En Uruguay, el proceso de apertura se abrió en 1980 con un histórico
plebiscito en que fue derrotada la propuesta institucional del régimen militar
y, tras cuatro años de arduas negociaciones, se produjo el retorno de la
democracia a partir de marzo de 1985.
La apertura chilena fue muy peculiar: ocurrió en marzo de 1990, pero
Pinochet, el golpista de 1973 y líder de una severísima dictadura, permaneció
como comandante en jefe del Ejército hasta 1998. Algo análogo, aunque de signo
político contrario, ocurrió en Nicaragua, porque abierta la elección por la
revolución sandinista, triunfó la señora Violeta Chamorro, viuda de un
periodista asesinado por el régimen de Somoza. Ella tuvo que gobernar con un
ejército conducido por el sandinismo y, pese a todas las tensiones acumuladas,
reencaminó al país.
Mirando esos 30 años en perspectiva, se registra el mejor momento
democrático de la región. Salvo la arcaica excepción cubana, en todos lados se
vota. Por supuesto, esa legitimidad de origen no nos conduce necesariamente a
un Estado de derecho resplandeciente. Muchas grietas asoman en la construcción
de ese edificio. Basta pensar en los agravios que la prensa libre ha sufrido en
Venezuela, Ecuador y aun Argentina, para advertir cuánto falta todavía en la
consolidación de nuestras democracias.
Un gran aliado internacional ha sido, desde 1989, el fin de la guerra
fría, que estuvo detrás de todas las turbulencias anteriores. Solo fría entre
las potencias, en América Latina fue ardiente y sangrienta, con guerrillas
armadas y entrenadas por el bloque comunista y golpes de Estado prohijados o
por lo menos bendecidos desde el Pentágono.

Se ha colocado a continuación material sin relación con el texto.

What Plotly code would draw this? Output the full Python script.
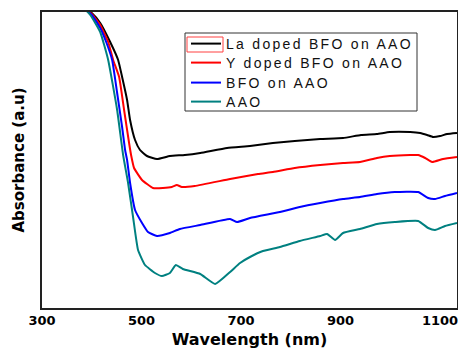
import plotly.graph_objects as go

# Wavelength (nm) and absorbance (a.u.)
la_wl = [300, 376, 400, 417, 437, 453, 461, 471, 477, 487, 497, 511, 531, 557, 587, 618, 672, 718, 764, 808, 859, 905, 941, 973, 999, 1040, 1060, 1074, 1086, 1100, 1114, 1134]
la_ab = [3.28, 3.03, 2.95, 2.85, 2.66, 2.48, 2.31, 2.08, 1.88, 1.68, 1.58, 1.52, 1.49, 1.52, 1.53, 1.55, 1.60, 1.62, 1.65, 1.67, 1.69, 1.70, 1.73, 1.74, 1.76, 1.76, 1.75, 1.73, 1.71, 1.72, 1.74, 1.75]

y_wl = [300, 376, 400, 417, 433, 443, 455, 465, 475, 479, 485, 501, 523, 543, 561, 571, 581, 607, 678, 734, 764, 808, 859, 905, 939, 973, 999, 1040, 1056, 1070, 1084, 1106, 1134]
y_ab = [3.28, 3.03, 2.94, 2.83, 2.66, 2.48, 2.31, 1.98, 1.65, 1.53, 1.40, 1.28, 1.20, 1.20, 1.21, 1.23, 1.21, 1.22, 1.29, 1.34, 1.36, 1.40, 1.43, 1.45, 1.46, 1.50, 1.52, 1.53, 1.53, 1.50, 1.46, 1.49, 1.51]

bfo_wl = [300, 376, 400, 417, 429, 441, 451, 461, 467, 471, 477, 487, 501, 513, 531, 557, 577, 618, 678, 692, 718, 778, 818, 859, 905, 939, 973, 1009, 1056, 1076, 1090, 1110, 1134]
bfo_ab = [3.28, 3.03, 2.93, 2.80, 2.66, 2.48, 2.15, 1.81, 1.58, 1.48, 1.25, 0.98, 0.85, 0.76, 0.72, 0.75, 0.79, 0.83, 0.89, 0.86, 0.90, 0.96, 1.01, 1.05, 1.09, 1.11, 1.14, 1.16, 1.16, 1.10, 1.09, 1.12, 1.15]

aao_wl = [300, 376, 397, 417, 433, 451, 463, 473, 483, 493, 507, 527, 541, 557, 569, 583, 618, 648, 678, 698, 718, 744, 778, 818, 859, 873, 889, 905, 939, 973, 1009, 1056, 1076, 1090, 1110, 1134]
aao_ab = [3.28, 3.03, 2.93, 2.76, 2.48, 1.98, 1.53, 1.25, 0.91, 0.58, 0.43, 0.35, 0.32, 0.35, 0.43, 0.39, 0.34, 0.24, 0.36, 0.45, 0.51, 0.57, 0.61, 0.67, 0.72, 0.74, 0.68, 0.75, 0.79, 0.84, 0.86, 0.87, 0.80, 0.78, 0.82, 0.85]

x_ticks = [300, 500, 700, 900, 1100]

names = ["La doped BFO on AAO", "Y doped BFO on AAO", "BFO on AAO", "AAO"]
colors = ["#000000", "#ff0000", "#0000ff", "#008080"]
series = [(la_wl, la_ab), (y_wl, y_ab), (bfo_wl, bfo_ab), (aao_wl, aao_ab)]
legend_ids = ["legend2", "legend3", "legend4", "legend5"]

# plot-area geometry (pixels)
L, R, T, B = 42, 457, 12, 308
W, H = R - L, B - T


def px(x):
    return (x - L) / W


def py(y):
    return (B - y) / H


fig = go.Figure()
for (wl, ab), name, col, lg in zip(series, names, colors, legend_ids):
    fig.add_trace(go.Scatter(
        x=wl, y=ab, mode="lines",
        name="<span style='letter-spacing:2.3px'>" + name + "</span>",
        legend=lg,
        line=dict(color=col, width=2, shape="spline", smoothing=0.4)))

legend_font = dict(family="Liberation Sans, Arial", size=14, color="#111")
row_y = [44, 63, 83, 102]
legend_layout = {}
for lg, ry in zip(legend_ids, row_y):
    legend_layout[lg] = dict(x=px(186), y=py(ry), xanchor="left", yanchor="middle",
                             bgcolor="rgba(0,0,0,0)", borderwidth=0,
                             font=legend_font, itemwidth=30)

fig.update_layout(
    width=458, height=349,
    margin=dict(l=L, r=458 - R, t=T, b=349 - B),
    paper_bgcolor="white", plot_bgcolor="white",
    font=dict(family="DejaVu Sans", color="#000"),
    showlegend=True,
    shapes=[
        dict(type="rect", xref="paper", yref="paper", layer="above",
             x0=px(185), x1=px(417), y0=py(111), y1=py(33),
             fillcolor="white", line=dict(color="#333", width=1)),
        dict(type="rect", xref="paper", yref="paper", layer="above",
             x0=px(187), x1=px(223), y0=py(52), y1=py(37),
             line=dict(color="#ff4040", width=1)),
    ],
    **legend_layout,
)
fig.update_xaxes(range=[300, 1134], tickvals=x_ticks, ticks="", automargin=False,
                 showgrid=False, zeroline=False, ticklabelstandoff=0,
                 ticklabeloverflow="allow",
                 showline=True, mirror=True, linecolor="#222", linewidth=1.5,
                 tickfont=dict(family="DejaVu Sans", size=13, color="#000", weight="bold"),
                 title=dict(text="Wavelength (nm)", standoff=12,
                            font=dict(family="DejaVu Sans", size=16, color="#000", weight="bold")))
fig.update_yaxes(range=[0, 2.96], showticklabels=False, ticks="", automargin=False,
                 showgrid=False, zeroline=False,
                 showline=True, mirror=True, linecolor="#222", linewidth=1.5,
                 title=dict(text="Absorbance (a.u)", standoff=12,
                            font=dict(family="DejaVu Sans", size=15, color="#000", weight="bold")))

fig.write_html("out.html", config={"displayModeBar": False},
               post_script="document.body.style.margin='0';document.body.style.overflow='hidden';")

Hoy vivimos en otro mundo. Aun en lo económico, donde la globalización
nos ha regalado una avalancha de crédito a bajo interés y una oleada de precios
espectaculares para las materias primas y alimentos. México y Centroamérica,
por su asociación comercial con EE UU, son quienes menos se beneficiaron de
este favorable clima de negocios, pero el conjunto ha crecido a tasas
desconocidas. Nunca los términos de intercambio entre exportaciones e
importaciones nos fueron más favorables. Desgraciadamente hay países que,
inexplicablemente, por su voluntarismo económico y su agresividad política, no
terminan de estabilizarse, como es el caso argentino, que celebró los 30 años
de democracia con una sangrienta ola de saqueos.
Todo indica que ese eufórico tiempo se irá moderando, pero no se
avizoran crisis como las de 2008. El peligro está en que todos nuestros países
siguen dependiendo de materias primas. Incluso Brasil, que desde los años 30
soñó ser potencia industrial, ha encontrado hoy en la agricultura
(especialmente la soja, impulsada por China) el mayor factor de expansión.
La necesidad de diversificar las exportaciones y los rezagos
generalizados en materia educativa, aparecen hoy como los desafíos prioritarios
para toda la región. La pobreza ha bajado, pero la desigualdad permanece y si
no se produce una mejoría sustantiva en el nivel de formación de la nueva
generación, un renovado cuello de botella frustrará la posibilidad de alcanzar
un estatus de país desarrollado que algunos —como Chile— creen avizorar.
Julio María Sanguinetti, abogado y periodista, fue
presidente de Uruguay (1985-1990 y 1994-2000).